Les informations faisant état de pillages commis par des migrants en situation irrégulière après la panne sont également fausses.
Les allégations circulant en ligne selon lesquelles l'armée espagnole a été déployée pour empêcher les "migrants en situation irrégulière" de se livrer à des pillages le jour de la panne d'électricité sont également fausses.
Une vidéo YouTube présentée comme un reportage prétend à tort qu'une vague de migrants en situation irrégulière a pillé des supermarchés, des pharmacies et des petites entreprises dans des villes espagnoles, entraînant une réaction militaire.
Ces informations sont dénuées de tout fondement et le reportage rassemble des images d'archives et des vidéos générées par l'intelligence artificielle qui n'ont rien à voir entre elles.
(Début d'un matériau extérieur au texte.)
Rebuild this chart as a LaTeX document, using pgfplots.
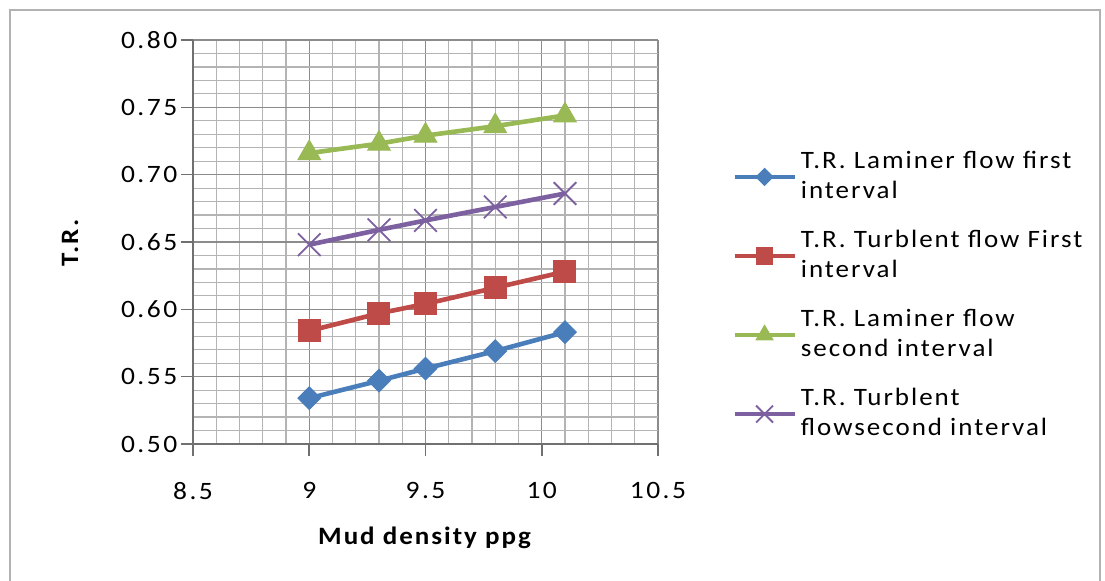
\documentclass[border=0pt]{standalone}
\usepackage{fontspec}
\setmainfont{Carlito}[FakeStretch=1.08, LetterSpace=8]
\newfontfamily\tickfont{Carlito}[FakeStretch=1.1, LetterSpace=10]
\usepackage{pgfplots}
\pgfplotsset{compat=1.18}
\definecolor{cblue}{HTML}{4A7EBB}
\definecolor{cred}{HTML}{BE4B48}
\definecolor{cgreen}{HTML}{98B954}
\definecolor{cpurple}{HTML}{7D60A0}
\definecolor{gridmaj}{HTML}{8C8C8C}
\definecolor{gridmin}{HTML}{B4B4B4}
\begin{document}
\fontsize{12.5}{15}\selectfont
\begin{tikzpicture}[x=1pt,y=1pt]
\useasboundingbox (0,0) rectangle (552.5,290.5);
\draw[gray!60, line width=0.8pt] (5,-5) rectangle (550,285.5);
\begin{axis}[
  at={(96.5pt,68.5pt)}, anchor=south west,
  width=232.5pt, height=202pt, scale only axis,
  xmin=8.5, xmax=10.5, ymin=0.5, ymax=0.8,
  xtick={8.5,9,9.5,10,10.5},
  ytick={0.5,0.55,0.6,0.65,0.7,0.75,0.8},
  minor x tick num=4, minor y tick num=4,
  grid=both,
  major grid style={gridmaj, line width=0.7pt},
  minor grid style={gridmin, line width=0.6pt},
  axis lines=left, axis line style={-, gridmaj!80!black, line width=0.8pt},
  tick align=outside, major tick length=6pt, minor tick length=0pt,
  tick style={gridmaj!80!black, line width=0.8pt},
  /pgf/number format/assume math mode=true,
  ticklabel style={font=\tickfont\fontsize{12.5}{15}\selectfont},
  yticklabel style={/pgf/number format/.cd, fixed, fixed zerofill, precision=2, /tikz/.cd, xshift=2.5pt},
  xticklabel style={yshift=-9pt},
  ylabel={\textbf{T.R.}}, xlabel={\textbf{Mud density ppg}},
  xlabel style={at={(axis description cs:0.5,0)}, anchor=center, yshift=-47pt},
  ylabel style={at={(axis description cs:-0.2645,0.5)}, anchor=center},
  legend style={at={(axis description cs:1.146,0.745)}, anchor=north west, draw=none, fill=none,
    row sep=10pt, font=\fontsize{12.5}{15}\selectfont, cells={align=left}},
  legend cell align=left,
  legend image code/.code={\draw[mark repeat=2,mark phase=2, every mark/.append style={scale=0.75}] plot coordinates {(0pt,0pt) (15pt,0pt) (30pt,0pt)};},
]
\addplot[cblue, line width=2.3pt, mark=square*, mark size=4pt, mark options={rotate=45, solid, line width=0.5pt}] table {
x y
9.0 0.534
9.3 0.547
9.5 0.556
9.8 0.569
10.1 0.583
};
\addlegendentry{T.R. Laminer flow first\\interval}
\addplot[cred, line width=2.3pt, mark=square*, mark size=5.5pt, mark options={solid, line width=0.5pt}] table {
x y
9.0 0.584
9.3 0.597
9.5 0.604
9.8 0.616
10.1 0.628
};
\addlegendentry{T.R. Turblent flow First\\interval}
\addplot[cgreen, line width=2.3pt, mark=triangle*, mark size=6.5pt, mark options={solid, line width=0.5pt}] table {
x y
9.0 0.716
9.3 0.723
9.5 0.729
9.8 0.736
10.1 0.744
};
\addlegendentry{T.R. Laminer flow\\second interval}
\addplot[cpurple, line width=2.3pt, mark=x, mark size=8pt, mark options={solid, line width=0.9pt}] table {
x y
9.0 0.648
9.3 0.659
9.5 0.666
9.8 0.676
10.1 0.686
};
\addlegendentry{T.R. Turblent\\flowsecond interval}
\end{axis}
\end{tikzpicture}
\end{document}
Rien n'indique qu'il y ait eu des pillages à la suite de la panne d'électricité. Le 29 avril au matin, le lendemain de la panne, le ministère espagnol de l'intérieur a déclaré que la nuit précédente avait été "calme" et qu'il n'y avait eu "aucun incident notable en matière de sécurité".
Aucune preuve de sabotage intentionnel
Il n'existe pas non plus de preuve pour étayer les affirmations virales selon lesquelles la panne serait le résultat d'un acte de sabotage.
Certains utilisateurs de réseaux sociaux ont suggéré - sans fournir aucune preuve - que les entreprises d'énergie nucléaire auraient pu provoquer intentionnellement la panne afin de montrer la fragilité du réseau et d'inciter le gouvernement espagnol à reconsidérer son projet d'abandon progressif de l'énergie nucléaire, qui est considérée comme ayant un impact stabilisateur sur les réseaux d'électricité.
Un message X partageant cette affirmation infondée a été vu plus de 250 000 fois.
D'autres théories circulant en ligne ont accusé la Russie, la France, le Maroc ou une organisation terroriste d'avoir commis un acte de sabotage intentionnel, sans qu'aucune preuve ne vienne étayer ces affirmations, comme l'a précédemment vérifié Euroverify.